Talk about heavy-duty debunking.
The Times of London not long ago posted an item at one of its blogs about a book published last month that challenges the veracity of well-known quotes attributed to French rulers and intellectuals.
The book, Le Petit inventaire des citations malmenées (or, roughly, the Small inventory of abused quotations), calls into question such famous lines as Louis XIV’s “L’état c’est moi,” Louis XV’s “Après moi le déluge,” and Queen Marie Antoinette’s “Qu’ils mangent de la brioche” (let them eat cake).
As described by Charles Bremner, the Times‘ correspondent in Paris in a blog posting late last month, “Those famous royal remarks are among dozens of misattributed, misunderstood and outright false quotations in a fun little book just published by two academics,” Paul Desalmand and Yves Stallini.
Bremner writes that the authors “delight in knocking down famous lines that were outright invented or wrongly attributed to great figures of the past. They blame lazy journalists and historians for populari[z]ing dodgy quotes and making them up because they sound right.”
Lazy journalists: Seems right.
Journalists can be quite eager to invoke famous quotes that “sound right” or are simply too good to check out. Too delicious not to be true.
The long-lived but almost certainly apocryphal remark attributed to William Randolph Hearst, “You furnish the pictures, I’ll furnish the war,” comes readily to mind.
So does the comment attributed to President Lyndon Johnson, “If I’ve lost Cronkite, I’ve lost Middle America.” Johnson supposedly made the remark after watching Walter Cronkite’s special report on Vietnam in February 1968. As is discussed in my forthcoming book, Getting It Wrong, Johnson did not see the program when it aired.
And Hearst denied ever having vowed to “furnish the war” between the United States and Spain.

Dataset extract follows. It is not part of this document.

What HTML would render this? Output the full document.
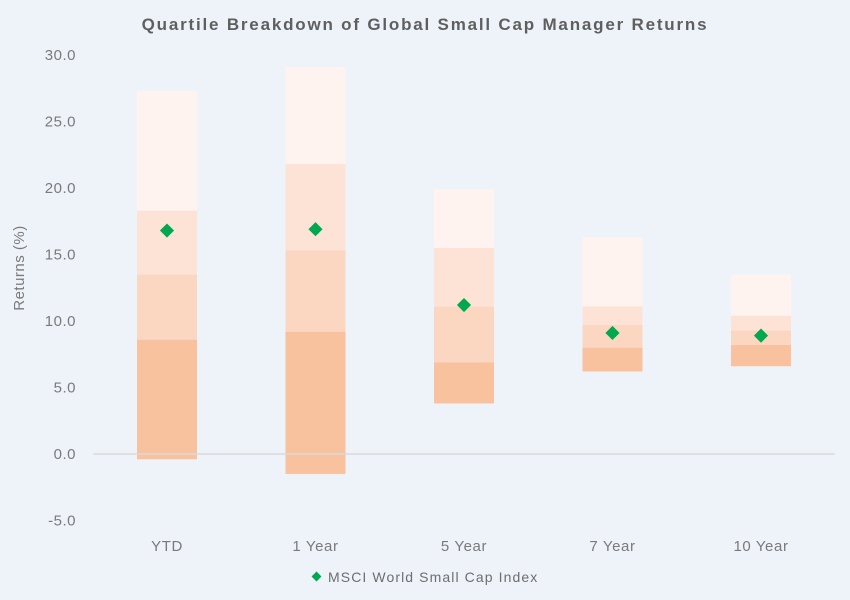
<!DOCTYPE html>
<html><head><meta charset="utf-8"><style>
body{margin:0;background:#eef3fa;}
svg{display:block;font-family:"Liberation Sans",sans-serif;}
</style></head><body>
<svg id="chart" width="850" height="600">
<rect width="850" height="600" fill="#eef3fa"/>
<text x="425" y="30" text-anchor="middle" font-size="17" font-weight="bold" fill="#5f5f5f" letter-spacing="1.8">Quartile Breakdown of Global Small Cap Manager Returns</text>
<text transform="translate(24,268) rotate(-90)" text-anchor="middle" font-size="15" fill="#7a7a7a" letter-spacing="0.5">Returns (%)</text>
<g id="yticks"></g><g id="bars"></g><g id="marks"></g>
<g>
<rect x="313" y="573" width="7" height="7" transform="rotate(45 316.5 576.5)" fill="#00a84f"/>
<text x="328" y="582" font-size="14" fill="#6e6e6e" letter-spacing="1.1">MSCI World Small Cap Index</text>
</g>
</svg>
<script>
const categories=["YTD","1 Year","5 Year","7 Year","10 Year"];
const q5=[-0.4,-1.5,3.8,6.2,6.6];
const q25=[8.6,9.2,6.9,8.0,8.2];
const q50=[13.5,15.3,11.1,9.7,9.3];
const q75=[18.3,21.8,15.5,11.1,10.4];
const q95=[27.3,29.1,19.9,16.3,13.5];
const index=[16.8,16.9,11.2,9.1,8.9];
const yTicks=[-5,0,5,10,15,20,25,30];
const NS="http://www.w3.org/2000/svg";
const y=v=>454-v*13.3;
const xc=i=>167+i*148.5;
function mk(t,a,p){const e=document.createElementNS(NS,t);for(const k in a)e.setAttribute(k,a[k]);p.appendChild(e);return e;}
const yt=document.getElementById('yticks');
yTicks.forEach(t=>{const e=mk('text',{x:76,y:y(t)+5,'text-anchor':'end','font-size':15,fill:'#7a7a7a','letter-spacing':0.5},yt);e.textContent=t.toFixed(1);

});
const bg=document.getElementById('bars');
const cols=['#f9c29e','#fbd7c2','#fde3d6','#fef3ee'];
categories.forEach((c,i)=>{
 const lv=[q5[i],q25[i],q50[i],q75[i],q95[i]];
 for(let k=0;k<4;k++){const r=mk('rect',{x:xc(i)-30,y:y(lv[k+1]),width:60,height:y(lv[k])-y(lv[k+1]),fill:cols[k]},bg);
 
 }
 const l=mk('text',{x:xc(i),y:551,'text-anchor':'middle','font-size':15,fill:'#7a7a7a','letter-spacing':0.6},bg);l.textContent=c;
 
 
});
const zl=mk('line',{x1:93,x2:835,y1:y(0),y2:y(0),stroke:'#d9d9d9','stroke-width':1.5},bg);


const mg=document.getElementById('marks');
index.forEach((v,i)=>{const d=mk('rect',{x:xc(i)-5,y:y(v)-5,width:10,height:10,fill:'#00a84f',transform:`rotate(45 ${xc(i)} ${y(v)})`},mg);

});
</script>
</body></html>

In its review, the Parisian daily Le Monde calls Le Petit inventaire des citations malmenées “clever” as well as “instructive and amusing. Also sad, sometimes.”
The book, Bremner further notes, challenges the quote attributed to King Henri IV, “Paris vaut bien une messe” [Paris is well worth a mass]. “No trace of this legendary quip by the ex-protestant king can be found in historical records,” Bremner writes, adding that authors Desalmand and Stallini “suggest that it may have been invented by enemies of the popular 16th century ruler who switched to Catholicism in order to have the crown.”
Le Petit inventaire des citations malmenées sounds like a neat little book of impressive debunking. It runs 188 pages, but hélas, is available only in French.